Getting from point A to B often requires a lot of energy — and often results in a lot of unwanted pollution. But the following 10 trends in sustainable transportation show how globally thinking, locally acting people and companies were able to make getting around greener than ever in 2013.

1. Peer-to-peer car sharing

Owning a car is so yesterday. So is renting one, at least in the conventional sense. Everywhere you look, cars are just sitting there doing nothing, like excessive status symbols of a bygone era — and a huge opportunity waiting to happen.

Thankfully, that opportunity is happening. In 2013, peer-to-peer (P2P) car sharing emerged as a major theme.

This trend, which has the potential to transform transportation for years to come, is being driven into the mainstream by startups such as Buzzcar, founded by former Zipcar CEO Robin Chase, tech giants such as SAP and people everywhere who are willing to share their vehicles for a few extra bucks. And we’re not talking small savings here. SAP, before recently launching its TwoGo app to the public, saved $5 million internally through P2P car sharing among its employees. Even some automakers — perhaps seeing a threat to their traditional business model of exclusive car ownership and use — are seeing the sense in car sharing. General Motors, for example, is partnering with P2P car-sharing start-up RelayRides.

Indeed, the smartest car of all may not be an electric vehicle, hybrid or self-driving car, but simply the car you share in your community.

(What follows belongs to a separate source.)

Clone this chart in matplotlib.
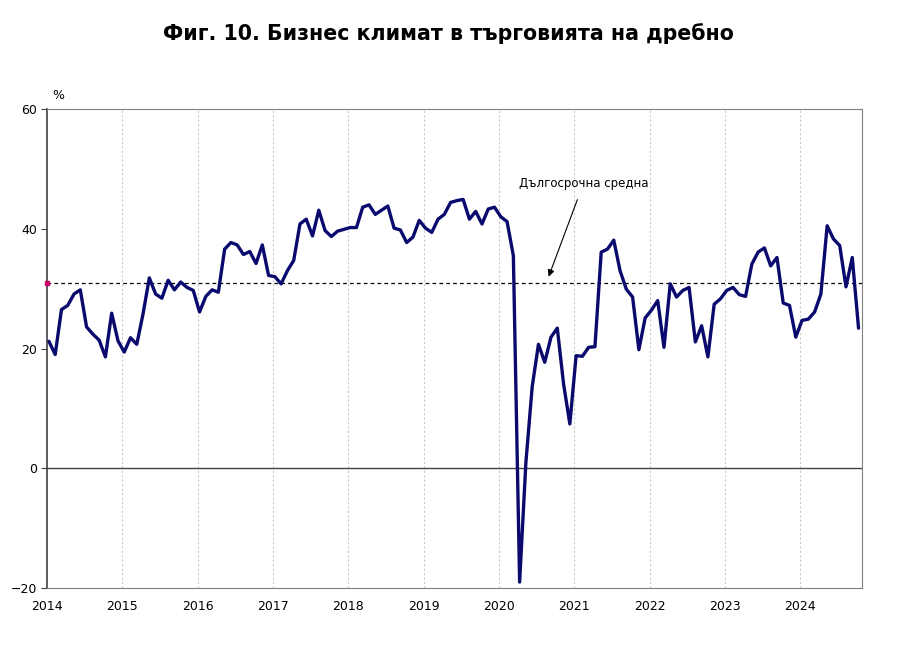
import matplotlib.pyplot as plt
import numpy as np

# monthly values, Jan 2014 - Oct 2024
climate = [
    21.2, 19.0, 26.5, 27.2, 29.1, 29.8, 23.6, 22.4, 21.4, 18.6, 25.9, 21.3,  # 2014
    19.4, 21.8, 20.7, 25.8, 31.8, 29.1, 28.4, 31.4, 29.8, 31.1, 30.2, 29.7,  # 2015
    26.1, 28.7, 29.8, 29.4, 36.6, 37.7, 37.3, 35.7, 36.2, 34.2, 37.3, 32.2,  # 2016
    32.0, 30.8, 33.0, 34.7, 40.8, 41.6, 38.8, 43.1, 39.7, 38.7, 39.6, 39.9,  # 2017
    40.2, 40.2, 43.6, 44.0, 42.4, 43.1, 43.8, 40.1, 39.8, 37.7, 38.6, 41.4,  # 2018
    40.1, 39.4, 41.6, 42.4, 44.4, 44.7, 44.9, 41.6, 42.9, 40.8, 43.3, 43.6,  # 2019
    42.0, 41.2, 35.5, -19.0, 1.0, 13.6, 20.7, 17.7, 21.9, 23.4, 14.1, 7.4,   # 2020
    18.8, 18.7, 20.2, 20.3, 36.1, 36.6, 38.1, 33.0, 29.9, 28.6, 19.8, 25.1,  # 2021
    26.4, 28.0, 20.2, 30.8, 28.6, 29.7, 30.2, 21.1, 23.8, 18.6, 27.4, 28.3,  # 2022
    29.7, 30.2, 29.0, 28.7, 34.1, 36.1, 36.8, 33.8, 35.2, 27.6, 27.2, 21.9,  # 2023
    24.7, 24.9, 26.1, 29.1, 40.5, 38.3, 37.2, 30.3, 35.2, 23.4,              # 2024
]
long_term_avg = 31.0
years = list(range(2014, 2025))
y_ticks = [-20, 0, 20, 40, 60]

x = 2014 + (np.arange(len(climate)) + 0.3) / 12

fig = plt.figure(figsize=(9.15, 6.47), dpi=100)
ax = fig.add_axes([0.0514, 0.0912, 0.8906, 0.7403])

for yr in years[1:]:
    ax.axvline(yr, color="#c8c8c8", lw=0.8, ls=(0, (2, 2)), zorder=0)
ax.axhline(0, color="#404040", lw=1.0, zorder=1)
ax.axhline(long_term_avg, color="black", lw=0.9, ls=(0, (3, 2.5)), zorder=2)
ax.plot([2014], [long_term_avg], marker="s", ms=3, color="#cc0066", clip_on=False, zorder=4)

ax.plot(x, climate, color="#0a0a6e", lw=2.4, solid_joinstyle="round",
        solid_capstyle="round", zorder=3)

ax.annotate("Дългосрочна средна", xy=(2020.66, 32.0), xytext=(2021.12, 47.5),
            ha="center", va="center", fontsize=8.5,
            arrowprops=dict(arrowstyle="-|>", color="black", lw=0.8,
                            mutation_scale=10, shrinkA=5, shrinkB=0))

ax.set_xlim(2014, 2024.82)
ax.set_ylim(-20, 60)
ax.set_yticks(y_ticks)
ax.set_xticks(years)
ax.set_xticklabels([str(y) for y in years])
ax.tick_params(axis="y", length=4, width=0.8, labelsize=9, pad=3, color="#404040")
ax.tick_params(axis="x", length=0, labelsize=9, pad=9)

for side in ["top", "right", "bottom"]:
    ax.spines[side].set_color("#808080")
    ax.spines[side].set_linewidth(0.8)
ax.spines["left"].set_color("#404040")
ax.spines["left"].set_linewidth(1.2)

fig.text(0.057, 0.847, "%", fontsize=9)
fig.suptitle("Фиг. 10. Бизнес климат в търговията на дребно", x=0.49, y=0.965,
             fontsize=14.8, fontweight="bold")

fig.savefig("out.png", dpi=100)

2. Electric vehicle sales surge

Car sharing doesn’t appear to be having a negative impact on vehicle purchases — or at least not on electric vehicles. Car sharing may, in fact, emerge as the killer app of EV sales. Electric vehicle manufactures and car-sharing companies rolled out countless partnerships in 2013, whether it was Toyota and City CarShare in California, Renault and Autolib in France or Nissan and the city of Yokohama, Japan.

The 2013 Chevrolet Spark (Credit: General Motors)Perhaps it’s no coincidence, then, that electric vehicle sales were up about 300 percent on the year through November, according to the most recent sales data. Leading the segment were Nissan’s Leaf and Tesla’s Model S, which experienced triple- and quadruple-digit growth, respectively. This year also featured the market debut of Chevy’s Spark EV and a strong year of growth for the Ford Focus Electric, the Honda Fit EV, the Mitsubishi I and the Toyota RAV4 EV.

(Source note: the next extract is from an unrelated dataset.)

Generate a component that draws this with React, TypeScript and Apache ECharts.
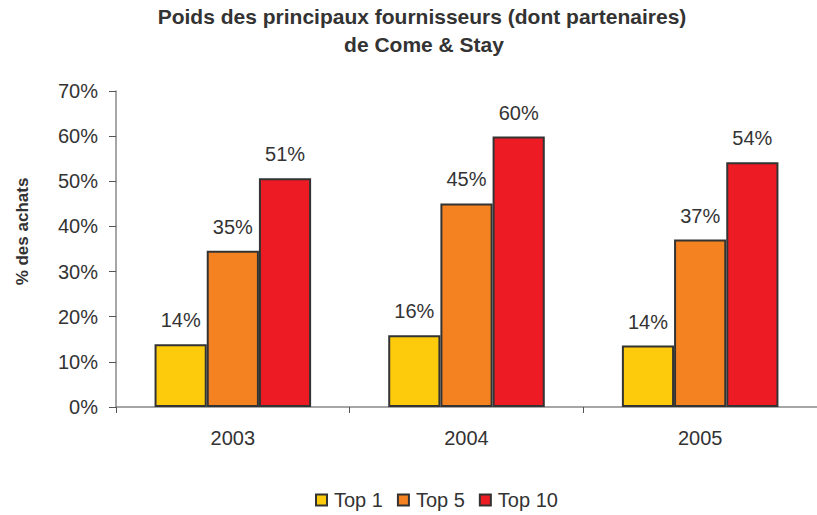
import React, { useEffect, useRef } from "react";
import * as echarts from "echarts";

const categories = ["2003", "2004", "2005"];
const top1 = [13.9, 15.9, 13.6];
const top5 = [34.6, 45.1, 37.1];
const top10 = [50.7, 59.9, 54.2];
const seriesNames = ["Top 1", "Top 5", "Top 10"];
const titleLines = ["Poids des principaux fournisseurs (dont partenaires)", "de Come & Stay"];
const yAxisTitle = "% des achats";
const colors = ["#FDCB0B", "#F58220", "#ED1C24"];

const FONT = "Liberation Sans, Arial, Helvetica, sans-serif";

export default function App() {
  const ref = useRef<HTMLDivElement>(null);
  useEffect(() => {
    document.body.style.margin = "0";
    if (!ref.current) return;
    const chart = echarts.init(ref.current, undefined, { renderer: "svg" });
    const data = [top1, top5, top10];
    chart.setOption({
      animation: false,
      backgroundColor: "#fff",
      textStyle: { fontFamily: FONT },
      graphic: [
        {
          type: "text",
          x: 422,
          y: 16.6,
          style: {
            text: titleLines[0],
            font: `bold 21px ${FONT}`,
            fill: "#333",
            align: "center",
            verticalAlign: "middle",
          },
        },
        {
          type: "text",
          x: 424,
          y: 44.6,
          style: {
            text: titleLines[1],
            font: `bold 21px ${FONT}`,
            fill: "#333",
            align: "center",
            verticalAlign: "middle",
          },
        },
        {
          type: "text",
          x: 22.5,
          y: 231.5,
          rotation: Math.PI / 2,
          style: {
            text: yAxisTitle,
            font: `bold 17px ${FONT}`,
            fill: "#333",
            align: "center",
            verticalAlign: "middle",
          },
        },
      ],
      legend: {
        left: 315,
        top: 490,
        padding: 0,
        itemWidth: 11,
        itemHeight: 11,
        itemGap: 14,
        icon: "rect",
        textStyle: { fontSize: 20, color: "#333", fontFamily: FONT, padding: [0, 0, 0, 2] },
        data: seriesNames,
      },
      grid: { left: 116, top: 91, height: 316, width: 709, containLabel: false },
      xAxis: {
        type: "category",
        data: categories,
        axisLine: { lineStyle: { color: "#888", width: 1.5 } },
        axisTick: { show: true, length: 6, lineStyle: { color: "#555" } },
        axisLabel: { fontSize: 20, color: "#333", margin: 21, fontFamily: FONT },
      },
      yAxis: {
        type: "value",
        min: 0,
        max: 70,
        interval: 10,
        splitLine: { show: false },
        axisLine: { show: true, lineStyle: { color: "#888", width: 1.5 } },
        axisTick: { show: true, length: 7, lineStyle: { color: "#555" } },
        axisLabel: { fontSize: 20, color: "#333", margin: 18, formatter: "{value}%", fontFamily: FONT },
      },
      series: seriesNames.map((name, i) => ({
        name,
        type: "bar",
        data: data[i],
        barGap: "0%",
        barCategoryGap: "33%",
        itemStyle: { color: colors[i], borderColor: "#333", borderWidth: 2 },
        label: {
          show: true,
          position: "top",
          distance: 14,
          fontSize: 20,
          color: "#333",
          fontFamily: FONT,
          formatter: (p: any) => Math.round(p.value) + "%",
        },
      })),
    });
    return () => chart.dispose();
  }, []);
  return <div ref={ref} style={{ width: 817, height: 515, overflow: "hidden" }} />;
}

While the raw number of EVs sold through November may still underwhelm at just over 41,000, this compares to only about 10,000 sold over the same period of 2012. Moreover, sales of plug-in hybrid electric vehicles also showed strength this year, posting respectable 31-percent growth with nearly 44,000 sold through November. Chevy Volt and the Prius PHEV still lead in total units sold, but sales of the Ford C-Max Energi PHEV jumped more than 350 percent this year, and Honda also introduced its Accord PHEV.

If Santa is generous, December could see sales of all-electric vehicles and plug-in electric hybrids cross the 100,000-unit threshold by the end of this year.

3. Vehicle ‘lightweighting’ — ultra-light, ultra-efficient

Rocky Mountain Institute co-founder Amory Lovins wrote earlier this year that “lightweighting” has been “the hottest strategic trend for several years,” as automakers react to stricter fuel economy rules not only by introducing EV, PHEVs and hybrids to the market, but also by simply moving to lighter and even ultra-light vehicles.